How Ledger is Reshaping Crypto Staking for Institutional Governance

Institutional participation in blockchain networks has long faced a fundamental contradiction: enterprises want yield, but they refuse to surrender control. As Proof-of-Stake networks mature, major organizations are watching Ethereum, Solana, Polkadot, and Tezos command growing shares of locked crypto value. Yet most refuse to take the leap. Why? Because traditional staking required moving assets to external validators, creating custody risks that no compliance officer would approve. This standoff may finally be breaking.

Ledger, the world’s leading provider of hardware-based asset security, has partnered with Chorus One, a major infrastructure operator across 40+ Proof-of-Stake networks, to solve this impasse. The collaboration integrates staking capabilities directly into Ledger Enterprise, enabling institutions to generate yield without transferring custody of their digital assets. It’s a simple idea with profound implications for how enterprises approach crypto adoption.

Ledger and Chorus One Unite: Redefining Enterprise Staking Infrastructure

At its core, the partnership combines two complementary strengths. Ledger Enterprise provides the custody layer—private keys remain locked inside hardware wallets, inaccessible to external parties. Chorus One supplies the validator backbone, maintaining high performance across multiple PoS networks including Cosmos, Avalanche, and Near.

The mechanics are streamlined: institutions delegate assets directly from their secured Ledger hardware wallets to Chorus One validators. No asset transfers. No custody handoff. Staking rewards accumulate, validators operate continuously, and everything happens within the same governance environment where institutions already manage treasury operations and asset decisions.

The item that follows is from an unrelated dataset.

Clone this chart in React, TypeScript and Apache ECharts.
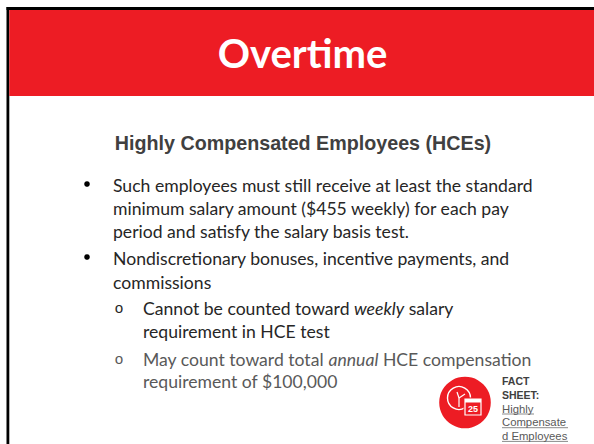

For institutions accustomed to segregated IT systems and role-based approval workflows, this is transformative. Ledger Enterprise layers multiple-authorization requirements across staking actions, meaning CFOs, treasurers, and compliance officers can each enforce their authority before any transaction executes. Every staking decision generates an immutable audit trail. Risk managers can track precisely who approved what, when, and why.

Why Governance Becomes the Make-or-Break Factor in Institutional Crypto Adoption

Here’s what most crypto companies miss: yield is secondary to control. When a CFO considers whether their company should participate in crypto staking, they’re not primarily asking “what’s the APY?” They’re asking “can I maintain governance over this decision? Will our auditors accept it? Can we prove compliance?”

The Ledger-Chorus One setup directly addresses these anxieties. Governance workflows embedded in Ledger Enterprise let institutions define exactly which roles can initiate staking, which must approve, and which can only observe. Some enterprises may require five signatures before delegating $100M to validators. Others may streamline approval for smaller positions. The platform accommodates both.

Compliance reporting is equally critical. Institutions operating in regulated jurisdictions face scrutiny from auditors, regulators, and internal risk committees. Every interaction with blockchain networks must be documented, timestamped, and explainable. The integration delivers this through detailed transaction histories that support both treasury oversight and regulatory inquiries. When a regulator asks “why did you stake in Solana on March 15th?”, compliance teams have bulletproof documentation.

Sébastien Badault, Executive Vice President at Ledger Enterprise, noted that enterprise crypto adoption accelerates when security and self-custody remain non-negotiable. This partnership reflects that reality—institutions can now participate in yield generation without compromising on either front.

Opening PoS Staking to Enterprise Players: Ledger’s Market Expansion Strategy

Chorus One already operates validator infrastructure across major networks. Their track record spans Solana, Ethereum, Polkadot, Tezos, and dozens more. But experience on its own doesn’t guarantee institutional adoption. Enterprises need hardware-backed security, policy enforcement, and governance frameworks. They need partners like Ledger.

This integration significantly expands which institutions can feasibly enter PoS staking. Regulated asset managers, corporate treasuries, insurance companies, and pension funds—entities that previously sat on the sidelines—now have a clear on-ramp. The collaboration positions Ledger Enterprise as a comprehensive digital asset management platform, not just a custody solution. Institutions gain one unified environment where they custody assets, manage governance, and generate yield across multiple blockchain networks.

The timing aligns with growing institutional demand. As crypto markets mature and regulatory frameworks clarify, enterprises that have been watching from the sidelines are beginning to ask: “How do we participate responsibly?” This partnership provides an answer. By combining Ledger’s security pedigree with Chorus One’s operational excellence, the collaboration removes a critical barrier that has long kept institutions sidelined from the most profitable aspect of blockchain infrastructure.

Damien Scanlon, Chief Product Officer at Chorus One, emphasized that institutional staking demands solutions meeting strict security and compliance benchmarks. The partnership delivers exactly that—performance validators backed by uncompromising self-custody and governance controls that institutions actually need.